◆ **GIVEN INSTRUCTION**: Reproduce the records below in full and exactly, without their images.

══ RECORD LIST

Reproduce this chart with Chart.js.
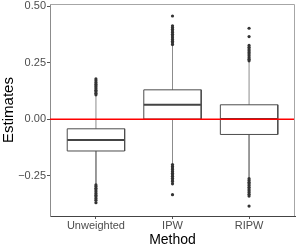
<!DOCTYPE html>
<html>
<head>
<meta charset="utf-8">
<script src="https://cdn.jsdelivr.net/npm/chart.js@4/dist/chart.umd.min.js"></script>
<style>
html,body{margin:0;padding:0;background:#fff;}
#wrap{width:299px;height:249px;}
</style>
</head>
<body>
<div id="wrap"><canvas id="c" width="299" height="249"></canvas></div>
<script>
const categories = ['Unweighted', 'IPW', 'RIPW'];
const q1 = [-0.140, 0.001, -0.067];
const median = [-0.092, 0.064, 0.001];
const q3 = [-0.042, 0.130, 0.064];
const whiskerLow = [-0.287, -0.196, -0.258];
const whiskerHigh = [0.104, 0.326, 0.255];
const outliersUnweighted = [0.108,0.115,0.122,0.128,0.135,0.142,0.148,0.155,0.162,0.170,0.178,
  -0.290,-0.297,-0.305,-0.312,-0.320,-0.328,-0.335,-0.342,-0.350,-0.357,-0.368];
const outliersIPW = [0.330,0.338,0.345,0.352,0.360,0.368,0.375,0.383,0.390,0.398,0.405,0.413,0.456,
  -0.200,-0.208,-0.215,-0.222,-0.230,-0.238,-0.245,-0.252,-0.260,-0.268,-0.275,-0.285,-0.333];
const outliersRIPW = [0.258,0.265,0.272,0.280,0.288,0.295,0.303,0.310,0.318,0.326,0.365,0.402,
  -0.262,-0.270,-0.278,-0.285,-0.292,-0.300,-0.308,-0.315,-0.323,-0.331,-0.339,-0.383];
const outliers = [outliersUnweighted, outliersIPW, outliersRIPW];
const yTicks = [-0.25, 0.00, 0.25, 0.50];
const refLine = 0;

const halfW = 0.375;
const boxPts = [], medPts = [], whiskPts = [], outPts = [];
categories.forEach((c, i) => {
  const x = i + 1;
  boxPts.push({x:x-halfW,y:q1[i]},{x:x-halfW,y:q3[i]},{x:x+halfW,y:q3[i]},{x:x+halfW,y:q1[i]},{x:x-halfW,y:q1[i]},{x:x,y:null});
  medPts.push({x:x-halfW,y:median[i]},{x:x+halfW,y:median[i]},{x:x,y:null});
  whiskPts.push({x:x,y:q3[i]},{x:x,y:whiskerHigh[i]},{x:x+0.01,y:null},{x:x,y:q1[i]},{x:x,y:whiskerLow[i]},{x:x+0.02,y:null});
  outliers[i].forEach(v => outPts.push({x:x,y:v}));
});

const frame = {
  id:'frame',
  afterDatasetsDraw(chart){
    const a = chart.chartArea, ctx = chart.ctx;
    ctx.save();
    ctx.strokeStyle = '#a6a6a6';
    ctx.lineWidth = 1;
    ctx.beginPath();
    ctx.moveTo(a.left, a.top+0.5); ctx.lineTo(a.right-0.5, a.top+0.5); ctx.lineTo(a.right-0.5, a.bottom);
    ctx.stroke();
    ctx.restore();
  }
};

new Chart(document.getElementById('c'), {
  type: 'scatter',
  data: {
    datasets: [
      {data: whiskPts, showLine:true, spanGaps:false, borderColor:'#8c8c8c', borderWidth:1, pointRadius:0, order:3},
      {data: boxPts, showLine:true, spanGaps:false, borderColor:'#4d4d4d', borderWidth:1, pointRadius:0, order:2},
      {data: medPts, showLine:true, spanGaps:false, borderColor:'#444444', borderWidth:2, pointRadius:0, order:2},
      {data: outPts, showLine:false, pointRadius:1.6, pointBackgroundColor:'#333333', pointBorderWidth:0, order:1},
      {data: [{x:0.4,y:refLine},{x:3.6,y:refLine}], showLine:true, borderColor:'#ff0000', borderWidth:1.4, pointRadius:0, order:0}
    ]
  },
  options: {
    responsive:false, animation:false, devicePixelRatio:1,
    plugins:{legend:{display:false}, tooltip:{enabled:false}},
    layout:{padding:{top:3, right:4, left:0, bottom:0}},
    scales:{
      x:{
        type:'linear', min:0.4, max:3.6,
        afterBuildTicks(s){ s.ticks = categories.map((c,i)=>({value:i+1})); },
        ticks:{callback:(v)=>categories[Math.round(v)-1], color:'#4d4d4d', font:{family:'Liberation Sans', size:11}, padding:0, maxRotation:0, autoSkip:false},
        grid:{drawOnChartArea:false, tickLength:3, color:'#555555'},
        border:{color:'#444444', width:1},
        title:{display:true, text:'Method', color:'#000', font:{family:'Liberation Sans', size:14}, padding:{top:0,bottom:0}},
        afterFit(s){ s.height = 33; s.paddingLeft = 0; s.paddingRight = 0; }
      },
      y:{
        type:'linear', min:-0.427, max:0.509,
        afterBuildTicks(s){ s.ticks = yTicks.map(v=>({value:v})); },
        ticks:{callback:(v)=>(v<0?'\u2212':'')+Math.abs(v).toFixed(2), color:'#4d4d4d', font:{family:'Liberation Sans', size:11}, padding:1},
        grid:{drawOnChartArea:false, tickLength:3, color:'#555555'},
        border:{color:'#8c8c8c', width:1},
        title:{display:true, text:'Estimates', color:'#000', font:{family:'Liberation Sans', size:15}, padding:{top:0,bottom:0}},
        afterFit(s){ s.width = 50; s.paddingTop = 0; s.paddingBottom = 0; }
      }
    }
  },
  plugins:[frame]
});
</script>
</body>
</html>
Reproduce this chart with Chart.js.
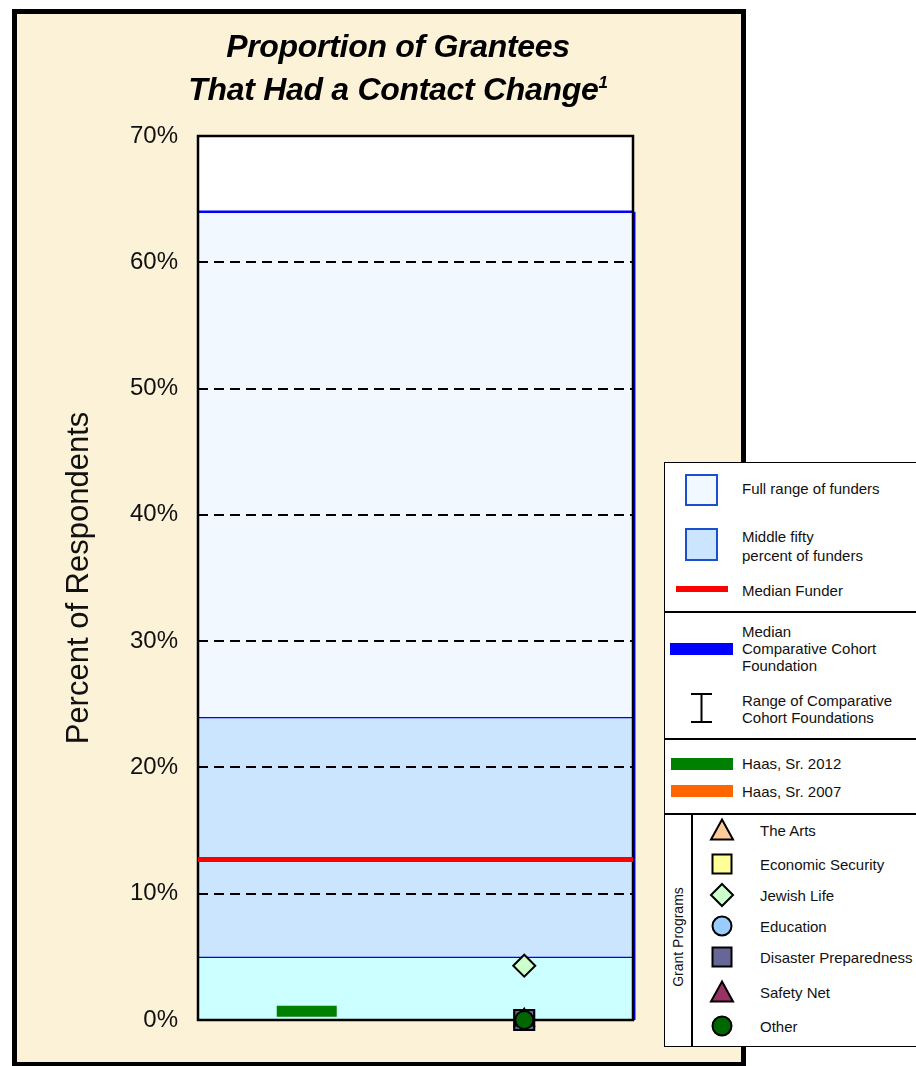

════

◆ **RESPONSE**:
Reproduce this chart with Chart.js.
<!DOCTYPE html>
<html>
<head>
<meta charset="utf-8">
<script src="https://cdn.jsdelivr.net/npm/chart.js@4/dist/chart.umd.min.js"></script>
<style>
html,body{margin:0;padding:0;background:#fff;}
#wrap{width:299px;height:249px;}
</style>
</head>
<body>
<div id="wrap"><canvas id="c" width="299" height="249"></canvas></div>
<script>
const categories = ['Unweighted', 'IPW', 'RIPW'];
const q1 = [-0.140, 0.001, -0.067];
const median = [-0.092, 0.064, 0.001];
const q3 = [-0.042, 0.130, 0.064];
const whiskerLow = [-0.287, -0.196, -0.258];
const whiskerHigh = [0.104, 0.326, 0.255];
const outliersUnweighted = [0.108,0.115,0.122,0.128,0.135,0.142,0.148,0.155,0.162,0.170,0.178,
  -0.290,-0.297,-0.305,-0.312,-0.320,-0.328,-0.335,-0.342,-0.350,-0.357,-0.368];
const outliersIPW = [0.330,0.338,0.345,0.352,0.360,0.368,0.375,0.383,0.390,0.398,0.405,0.413,0.456,
  -0.200,-0.208,-0.215,-0.222,-0.230,-0.238,-0.245,-0.252,-0.260,-0.268,-0.275,-0.285,-0.333];
const outliersRIPW = [0.258,0.265,0.272,0.280,0.288,0.295,0.303,0.310,0.318,0.326,0.365,0.402,
  -0.262,-0.270,-0.278,-0.285,-0.292,-0.300,-0.308,-0.315,-0.323,-0.331,-0.339,-0.383];
const outliers = [outliersUnweighted, outliersIPW, outliersRIPW];
const yTicks = [-0.25, 0.00, 0.25, 0.50];
const refLine = 0;

const halfW = 0.375;
const boxPts = [], medPts = [], whiskPts = [], outPts = [];
categories.forEach((c, i) => {
  const x = i + 1;
  boxPts.push({x:x-halfW,y:q1[i]},{x:x-halfW,y:q3[i]},{x:x+halfW,y:q3[i]},{x:x+halfW,y:q1[i]},{x:x-halfW,y:q1[i]},{x:x,y:null});
  medPts.push({x:x-halfW,y:median[i]},{x:x+halfW,y:median[i]},{x:x,y:null});
  whiskPts.push({x:x,y:q3[i]},{x:x,y:whiskerHigh[i]},{x:x+0.01,y:null},{x:x,y:q1[i]},{x:x,y:whiskerLow[i]},{x:x+0.02,y:null});
  outliers[i].forEach(v => outPts.push({x:x,y:v}));
});

const frame = {
  id:'frame',
  afterDatasetsDraw(chart){
    const a = chart.chartArea, ctx = chart.ctx;
    ctx.save();
    ctx.strokeStyle = '#a6a6a6';
    ctx.lineWidth = 1;
    ctx.beginPath();
    ctx.moveTo(a.left, a.top+0.5); ctx.lineTo(a.right-0.5, a.top+0.5); ctx.lineTo(a.right-0.5, a.bottom);
    ctx.stroke();
    ctx.restore();
  }
};

new Chart(document.getElementById('c'), {
  type: 'scatter',
  data: {
    datasets: [
      {data: whiskPts, showLine:true, spanGaps:false, borderColor:'#8c8c8c', borderWidth:1, pointRadius:0, order:3},
      {data: boxPts, showLine:true, spanGaps:false, borderColor:'#4d4d4d', borderWidth:1, pointRadius:0, order:2},
      {data: medPts, showLine:true, spanGaps:false, borderColor:'#444444', borderWidth:2, pointRadius:0, order:2},
      {data: outPts, showLine:false, pointRadius:1.6, pointBackgroundColor:'#333333', pointBorderWidth:0, order:1},
      {data: [{x:0.4,y:refLine},{x:3.6,y:refLine}], showLine:true, borderColor:'#ff0000', borderWidth:1.4, pointRadius:0, order:0}
    ]
  },
  options: {
    responsive:false, animation:false, devicePixelRatio:1,
    plugins:{legend:{display:false}, tooltip:{enabled:false}},
    layout:{padding:{top:3, right:4, left:0, bottom:0}},
    scales:{
      x:{
        type:'linear', min:0.4, max:3.6,
        afterBuildTicks(s){ s.ticks = categories.map((c,i)=>({value:i+1})); },
        ticks:{callback:(v)=>categories[Math.round(v)-1], color:'#4d4d4d', font:{family:'Liberation Sans', size:11}, padding:0, maxRotation:0, autoSkip:false},
        grid:{drawOnChartArea:false, tickLength:3, color:'#555555'},
        border:{color:'#444444', width:1},
        title:{display:true, text:'Method', color:'#000', font:{family:'Liberation Sans', size:14}, padding:{top:0,bottom:0}},
        afterFit(s){ s.height = 33; s.paddingLeft = 0; s.paddingRight = 0; }
      },
      y:{
        type:'linear', min:-0.427, max:0.509,
        afterBuildTicks(s){ s.ticks = yTicks.map(v=>({value:v})); },
        ticks:{callback:(v)=>(v<0?'\u2212':'')+Math.abs(v).toFixed(2), color:'#4d4d4d', font:{family:'Liberation Sans', size:11}, padding:1},
        grid:{drawOnChartArea:false, tickLength:3, color:'#555555'},
        border:{color:'#8c8c8c', width:1},
        title:{display:true, text:'Estimates', color:'#000', font:{family:'Liberation Sans', size:15}, padding:{top:0,bottom:0}},
        afterFit(s){ s.width = 50; s.paddingTop = 0; s.paddingBottom = 0; }
      }
    }
  },
  plugins:[frame]
});
</script>
</body>
</html>
Reproduce this chart with Chart.js.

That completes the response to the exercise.